## Start Excerpted records

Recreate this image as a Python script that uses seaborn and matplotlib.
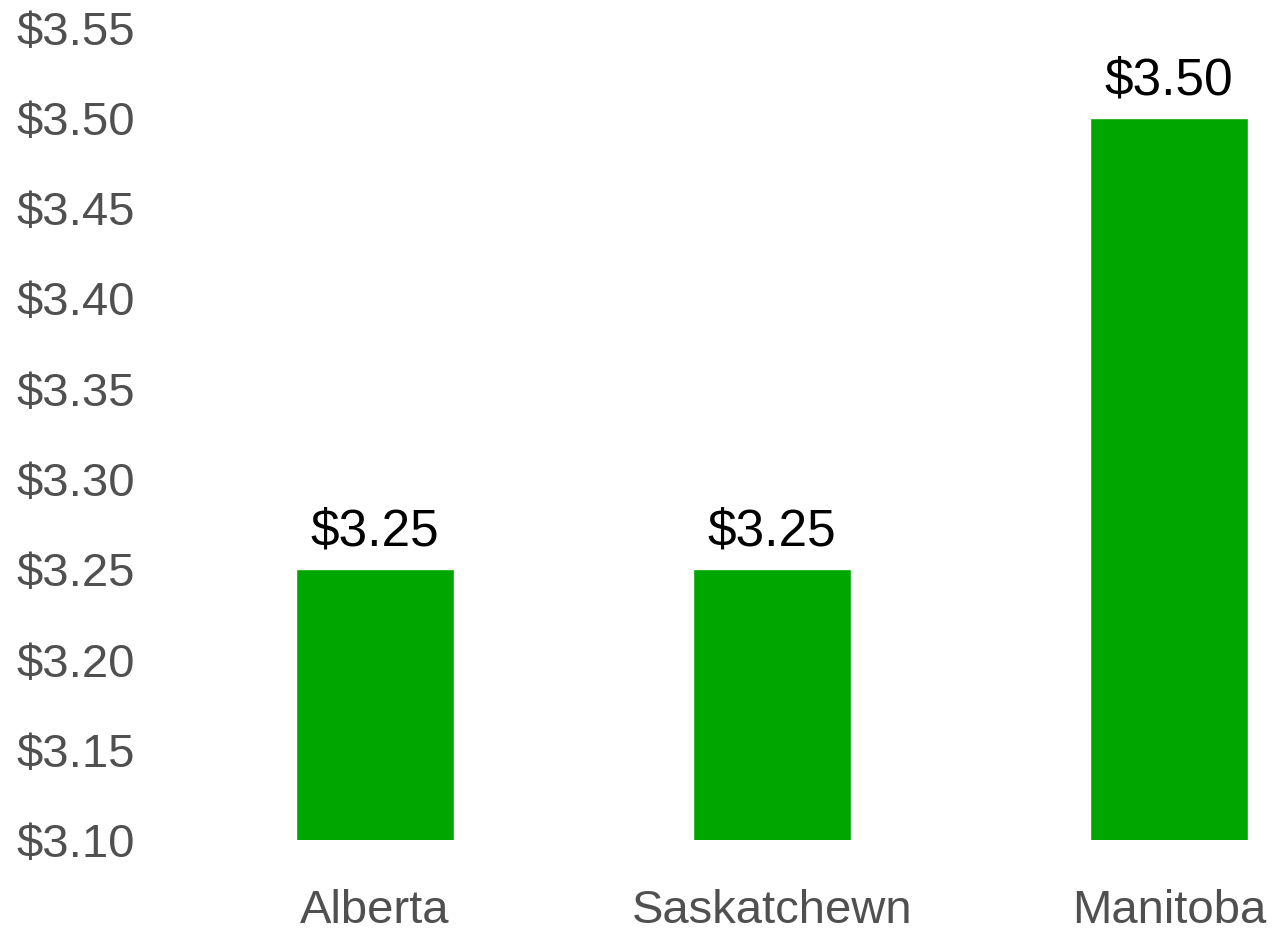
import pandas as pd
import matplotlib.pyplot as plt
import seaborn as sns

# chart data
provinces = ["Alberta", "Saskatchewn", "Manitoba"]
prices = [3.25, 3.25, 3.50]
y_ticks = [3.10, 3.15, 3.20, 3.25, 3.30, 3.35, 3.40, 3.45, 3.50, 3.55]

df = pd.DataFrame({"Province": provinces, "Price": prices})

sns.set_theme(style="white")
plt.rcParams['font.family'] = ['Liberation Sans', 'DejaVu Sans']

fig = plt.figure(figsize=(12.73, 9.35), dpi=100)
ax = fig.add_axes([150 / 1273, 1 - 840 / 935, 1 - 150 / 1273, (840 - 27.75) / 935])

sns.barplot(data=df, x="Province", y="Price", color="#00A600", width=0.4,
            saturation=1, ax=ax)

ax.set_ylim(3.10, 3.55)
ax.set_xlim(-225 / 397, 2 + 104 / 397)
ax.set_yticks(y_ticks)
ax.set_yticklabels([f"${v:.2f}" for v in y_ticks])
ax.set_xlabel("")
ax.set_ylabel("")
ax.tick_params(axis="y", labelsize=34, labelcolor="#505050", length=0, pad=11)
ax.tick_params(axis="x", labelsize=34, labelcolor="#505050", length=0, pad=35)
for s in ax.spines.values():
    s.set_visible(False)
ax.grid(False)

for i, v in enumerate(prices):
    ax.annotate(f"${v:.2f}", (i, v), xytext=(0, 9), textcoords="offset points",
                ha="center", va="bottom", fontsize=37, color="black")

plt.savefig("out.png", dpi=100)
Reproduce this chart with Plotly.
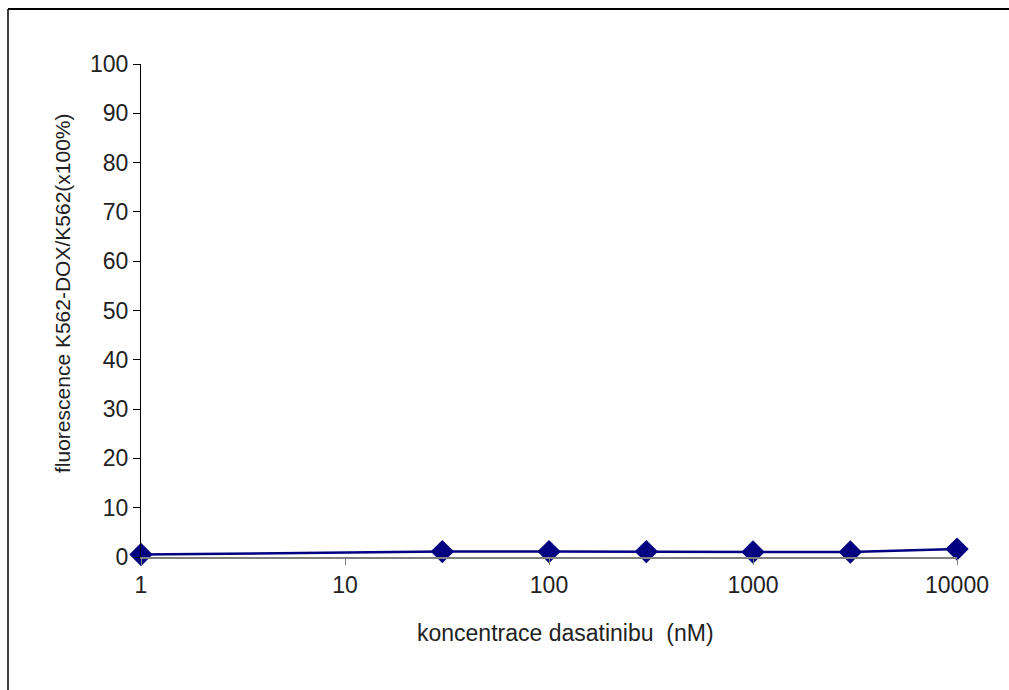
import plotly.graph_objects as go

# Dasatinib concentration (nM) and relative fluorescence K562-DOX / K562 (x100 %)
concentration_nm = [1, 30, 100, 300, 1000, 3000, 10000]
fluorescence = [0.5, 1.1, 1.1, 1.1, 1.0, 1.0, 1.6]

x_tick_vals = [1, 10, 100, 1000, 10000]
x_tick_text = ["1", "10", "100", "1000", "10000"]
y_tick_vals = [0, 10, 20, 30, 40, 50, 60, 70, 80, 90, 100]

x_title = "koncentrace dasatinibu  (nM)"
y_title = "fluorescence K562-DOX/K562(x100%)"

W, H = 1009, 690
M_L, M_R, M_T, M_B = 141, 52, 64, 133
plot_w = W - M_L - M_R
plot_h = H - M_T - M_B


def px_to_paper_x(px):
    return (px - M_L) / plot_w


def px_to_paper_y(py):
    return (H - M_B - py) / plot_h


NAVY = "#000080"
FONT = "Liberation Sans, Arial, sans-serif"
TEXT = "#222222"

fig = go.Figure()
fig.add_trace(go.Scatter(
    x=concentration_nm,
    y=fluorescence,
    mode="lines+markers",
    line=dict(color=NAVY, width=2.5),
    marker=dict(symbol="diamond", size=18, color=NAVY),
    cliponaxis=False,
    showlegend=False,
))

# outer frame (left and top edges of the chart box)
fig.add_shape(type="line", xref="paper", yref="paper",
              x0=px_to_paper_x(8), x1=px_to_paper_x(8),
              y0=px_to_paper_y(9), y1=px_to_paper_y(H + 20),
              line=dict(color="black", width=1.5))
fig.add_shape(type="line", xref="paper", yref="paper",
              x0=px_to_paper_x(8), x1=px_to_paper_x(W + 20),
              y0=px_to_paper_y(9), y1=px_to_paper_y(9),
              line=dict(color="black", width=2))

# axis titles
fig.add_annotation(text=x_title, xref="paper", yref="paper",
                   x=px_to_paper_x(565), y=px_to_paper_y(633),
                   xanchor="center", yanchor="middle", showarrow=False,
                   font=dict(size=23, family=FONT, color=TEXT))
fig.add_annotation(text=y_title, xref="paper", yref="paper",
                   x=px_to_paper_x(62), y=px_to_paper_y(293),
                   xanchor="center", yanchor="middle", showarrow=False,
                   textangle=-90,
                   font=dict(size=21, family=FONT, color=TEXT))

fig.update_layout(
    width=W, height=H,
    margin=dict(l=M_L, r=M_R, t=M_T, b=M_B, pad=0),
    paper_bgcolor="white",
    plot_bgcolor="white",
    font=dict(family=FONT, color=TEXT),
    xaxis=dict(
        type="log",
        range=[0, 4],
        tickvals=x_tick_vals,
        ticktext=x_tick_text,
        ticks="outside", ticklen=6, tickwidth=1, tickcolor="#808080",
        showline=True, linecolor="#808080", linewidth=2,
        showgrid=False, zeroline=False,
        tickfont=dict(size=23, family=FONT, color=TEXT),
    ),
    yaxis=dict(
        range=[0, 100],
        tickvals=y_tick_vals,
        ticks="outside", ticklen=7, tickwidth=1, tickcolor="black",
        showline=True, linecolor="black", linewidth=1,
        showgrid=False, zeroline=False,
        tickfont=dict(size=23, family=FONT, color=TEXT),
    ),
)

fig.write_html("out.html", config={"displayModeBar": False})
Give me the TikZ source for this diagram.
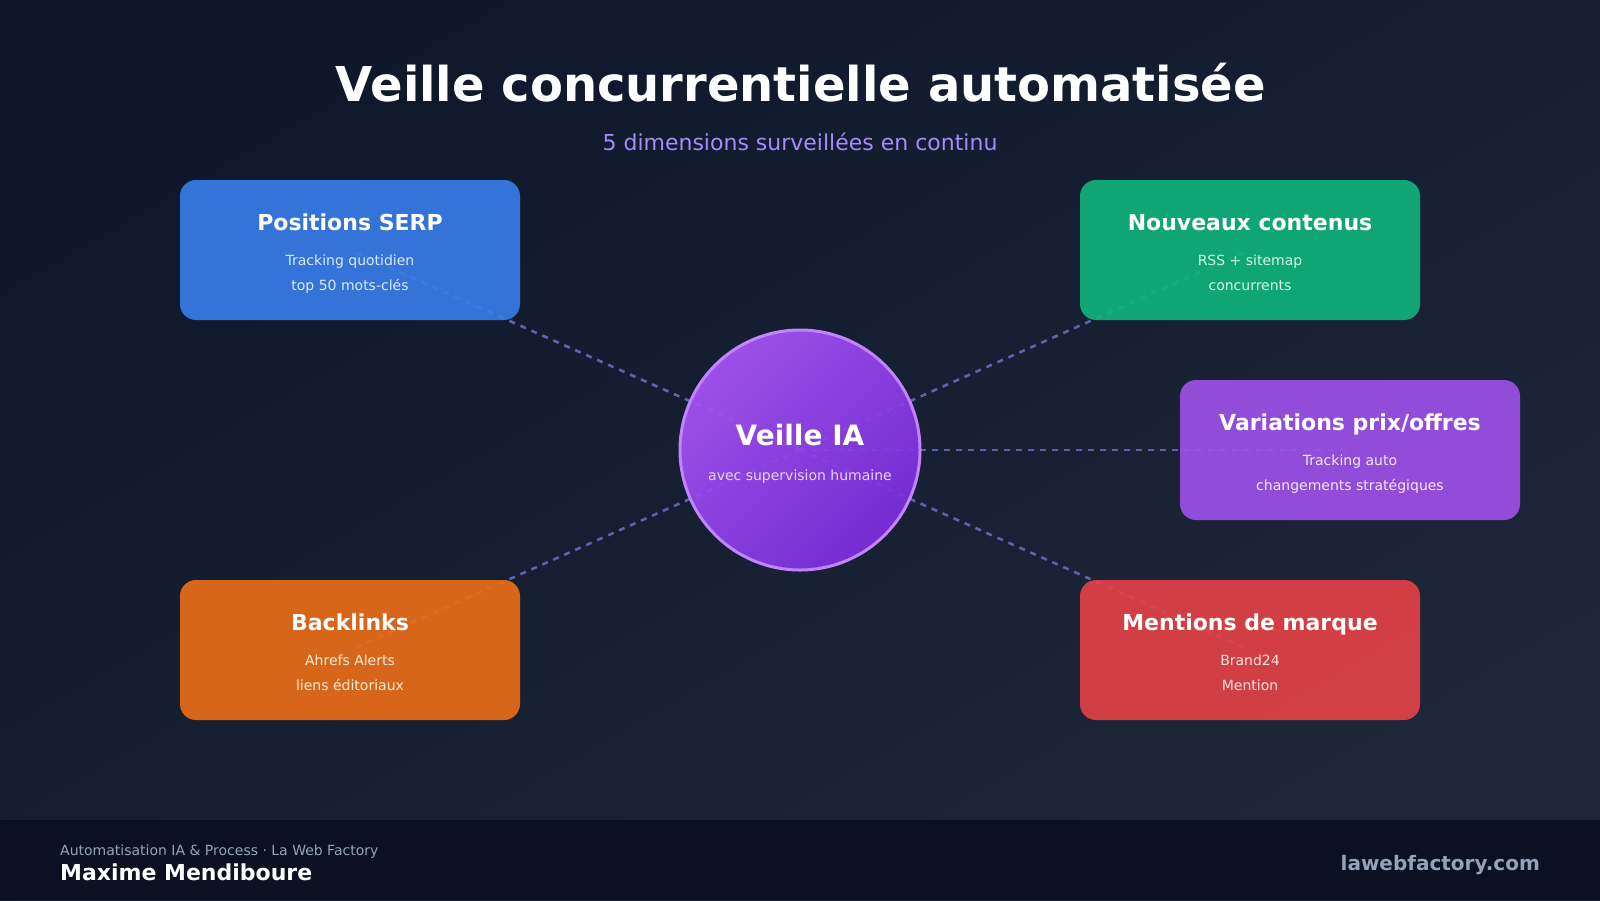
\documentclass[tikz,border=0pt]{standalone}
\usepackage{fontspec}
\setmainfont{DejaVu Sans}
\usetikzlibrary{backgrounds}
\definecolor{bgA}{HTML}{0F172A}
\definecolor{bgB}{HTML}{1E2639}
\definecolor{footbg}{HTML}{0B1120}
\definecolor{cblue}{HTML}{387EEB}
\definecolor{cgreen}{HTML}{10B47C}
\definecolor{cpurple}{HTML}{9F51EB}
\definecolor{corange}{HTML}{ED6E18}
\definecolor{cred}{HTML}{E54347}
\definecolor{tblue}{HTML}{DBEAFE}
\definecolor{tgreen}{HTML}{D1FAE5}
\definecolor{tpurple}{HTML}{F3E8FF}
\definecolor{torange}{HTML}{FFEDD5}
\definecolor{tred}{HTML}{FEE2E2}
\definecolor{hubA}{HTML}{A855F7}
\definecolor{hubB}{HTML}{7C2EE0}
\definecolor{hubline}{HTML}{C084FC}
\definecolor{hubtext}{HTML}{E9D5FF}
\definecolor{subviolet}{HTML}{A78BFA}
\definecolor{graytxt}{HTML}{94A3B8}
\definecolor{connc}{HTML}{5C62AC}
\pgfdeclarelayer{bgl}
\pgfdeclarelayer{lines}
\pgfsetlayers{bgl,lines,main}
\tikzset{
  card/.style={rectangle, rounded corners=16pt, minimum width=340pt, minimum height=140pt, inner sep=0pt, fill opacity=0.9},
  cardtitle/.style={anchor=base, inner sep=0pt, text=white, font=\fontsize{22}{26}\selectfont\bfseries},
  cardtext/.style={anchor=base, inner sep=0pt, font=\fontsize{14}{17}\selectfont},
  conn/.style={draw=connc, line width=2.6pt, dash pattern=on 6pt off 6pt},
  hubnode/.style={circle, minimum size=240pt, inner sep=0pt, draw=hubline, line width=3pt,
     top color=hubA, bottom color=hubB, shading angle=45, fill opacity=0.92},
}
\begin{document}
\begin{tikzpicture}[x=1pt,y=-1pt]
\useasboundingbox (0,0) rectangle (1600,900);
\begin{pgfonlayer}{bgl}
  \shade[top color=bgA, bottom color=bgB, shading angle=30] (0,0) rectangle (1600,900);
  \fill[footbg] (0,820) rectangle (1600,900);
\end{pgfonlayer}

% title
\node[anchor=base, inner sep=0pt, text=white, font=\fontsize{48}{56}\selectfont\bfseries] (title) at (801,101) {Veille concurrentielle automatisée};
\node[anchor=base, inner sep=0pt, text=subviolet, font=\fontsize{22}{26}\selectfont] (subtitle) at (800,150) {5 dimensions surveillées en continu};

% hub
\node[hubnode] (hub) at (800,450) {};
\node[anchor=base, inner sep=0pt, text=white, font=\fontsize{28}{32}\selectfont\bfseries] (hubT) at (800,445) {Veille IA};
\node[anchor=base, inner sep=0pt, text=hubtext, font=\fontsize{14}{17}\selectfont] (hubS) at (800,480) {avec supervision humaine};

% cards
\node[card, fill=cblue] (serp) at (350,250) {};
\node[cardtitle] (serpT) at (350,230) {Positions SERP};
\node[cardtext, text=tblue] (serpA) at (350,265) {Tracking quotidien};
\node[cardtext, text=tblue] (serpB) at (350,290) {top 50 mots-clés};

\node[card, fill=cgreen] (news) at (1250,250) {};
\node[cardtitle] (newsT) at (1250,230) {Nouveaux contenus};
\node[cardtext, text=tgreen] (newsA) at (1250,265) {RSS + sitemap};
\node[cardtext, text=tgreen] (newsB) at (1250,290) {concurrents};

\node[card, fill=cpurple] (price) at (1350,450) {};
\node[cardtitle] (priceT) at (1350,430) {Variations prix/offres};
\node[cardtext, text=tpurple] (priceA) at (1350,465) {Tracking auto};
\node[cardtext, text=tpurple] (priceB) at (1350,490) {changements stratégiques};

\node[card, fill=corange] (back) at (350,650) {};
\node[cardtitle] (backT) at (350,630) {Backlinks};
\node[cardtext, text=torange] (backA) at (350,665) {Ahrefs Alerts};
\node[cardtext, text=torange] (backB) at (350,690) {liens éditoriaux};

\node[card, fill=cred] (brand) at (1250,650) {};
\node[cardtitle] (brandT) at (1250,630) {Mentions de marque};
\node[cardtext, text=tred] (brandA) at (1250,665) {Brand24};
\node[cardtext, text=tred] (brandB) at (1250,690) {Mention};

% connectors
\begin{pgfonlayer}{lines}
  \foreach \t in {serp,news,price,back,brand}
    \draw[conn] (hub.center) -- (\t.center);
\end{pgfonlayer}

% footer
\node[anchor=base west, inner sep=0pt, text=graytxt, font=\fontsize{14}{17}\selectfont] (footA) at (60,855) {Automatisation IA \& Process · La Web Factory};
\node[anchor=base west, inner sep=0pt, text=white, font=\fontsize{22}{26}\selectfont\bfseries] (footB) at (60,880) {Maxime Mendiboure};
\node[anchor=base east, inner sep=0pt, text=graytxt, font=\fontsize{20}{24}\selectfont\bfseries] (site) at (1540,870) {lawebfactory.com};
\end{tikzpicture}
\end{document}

## End Excerpted records

## Task instructions
Exactly as they appear, print the lines of the listing above from its first line through the line that contains "3.45, 3.50, 3.55]", minus the pictures.

## Complete output
Recreate this image as a Python script that uses seaborn and matplotlib.
import pandas as pd
import matplotlib.pyplot as plt
import seaborn as sns

# chart data
provinces = ["Alberta", "Saskatchewn", "Manitoba"]
prices = [3.25, 3.25, 3.50]
y_ticks = [3.10, 3.15, 3.20, 3.25, 3.30, 3.35, 3.40, 3.45, 3.50, 3.55]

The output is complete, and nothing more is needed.